Het besluit wordt zo spoedig mogelijk, maar uiterlijk binnen vier weken na ontvangst van de mededeling, genomen.
Artikel 134
1. Het CBR besluit tot ongeldigverklaring van het rijbewijs indien de uitslag van het onderzoek daartoe aanleiding geeft. Bij ministeriële regeling worden de gevallen aangewezen waarin daarvan sprake is.
2. (…)
3. Het CBR deelt, indien het voornemens is het rijbewijs ongeldig te verklaren, dit mede aan de houder, tevens onder mededeling van de bevoegdheid van betrokkene om binnen twee weken een tweede onderzoek te verlangen.

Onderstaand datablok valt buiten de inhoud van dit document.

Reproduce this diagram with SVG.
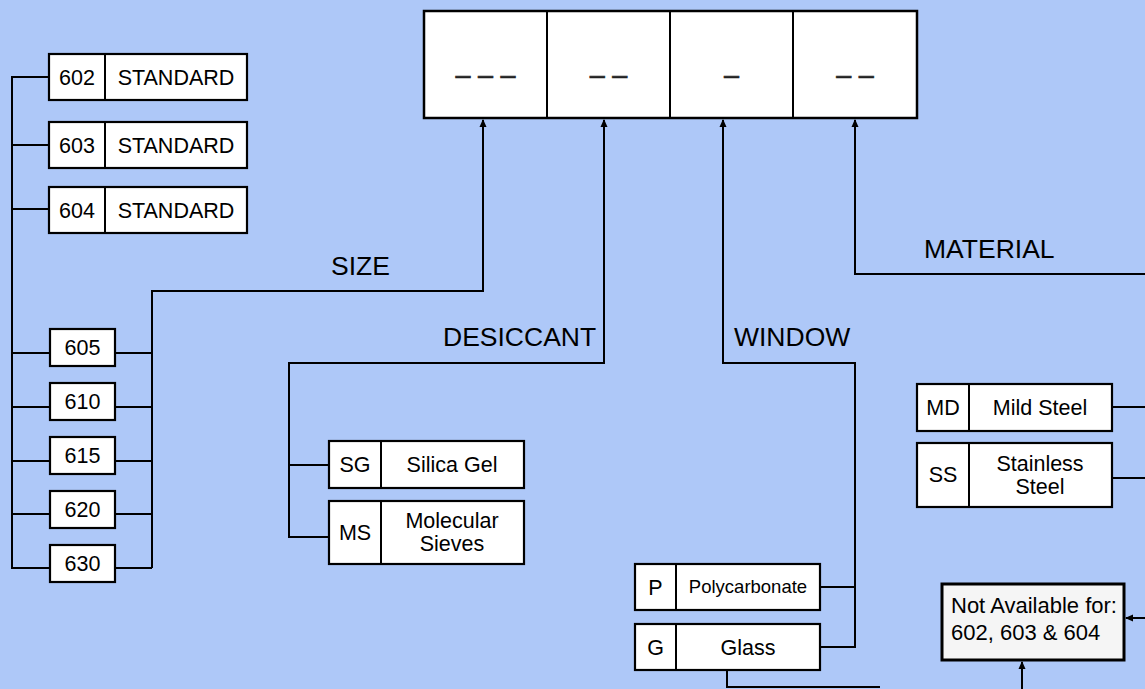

Regeling maatregelen rijvaardigheid en geschiktheid 2011
Artikel 27
Het CBR besluit tot ongeldigverklaring van het rijbewijs, bedoeld in artikel 134, derde lid, van de wet, indien de uitslag van het onderzoek, respectievelijk de onderzoeken, inhoudt dat betrokkene:
a. niet de rijvaardigheid bezit voor de desbetreffende categorie of categorieën motorrijtuigen;
b. niet voldoet aan de bij ministeriële regeling vastgestelde eisen met betrekking tot de lichamelijk en geestelijke geschiktheid voor het besturen van een of meer categorieën motorrijtuigen.
Regeling eisen geschiktheid rijvaardigheid
Artikel 2
De eisen met betrekking tot de lichamelijke en geestelijke geschiktheid tot het besturen van motorrijtuigen worden vastgesteld overeenkomstig de bij deze regeling behorende bijlage.
Bijlage behorende bij de Regeling eisen geschiktheid 2000
8.8.
Misbruik van psychoactieve middelen (zoals alcohol en drugs)
Voor de beoordeling of sprake is van misbruik van psychoactieve middelen is een specialistisch rapport vereist. Personen die misbruik maken van dergelijke middelen zijn zonder meer ongeschikt. Indien zij aannemelijk of aantoonbaar zijn gestopt met dit misbruik, dient een recidiefvrije periode van een jaar te zijn gepasseerd voordat zij door middel van een herkeuring - op basis van een specialistisch rapport - geschikt kunnen worden geacht. Een strenge opstelling van de keurend arts is aangewezen, gezien de gevaren die het gebruik van deze middelen oplevert voor de verkeersveiligheid.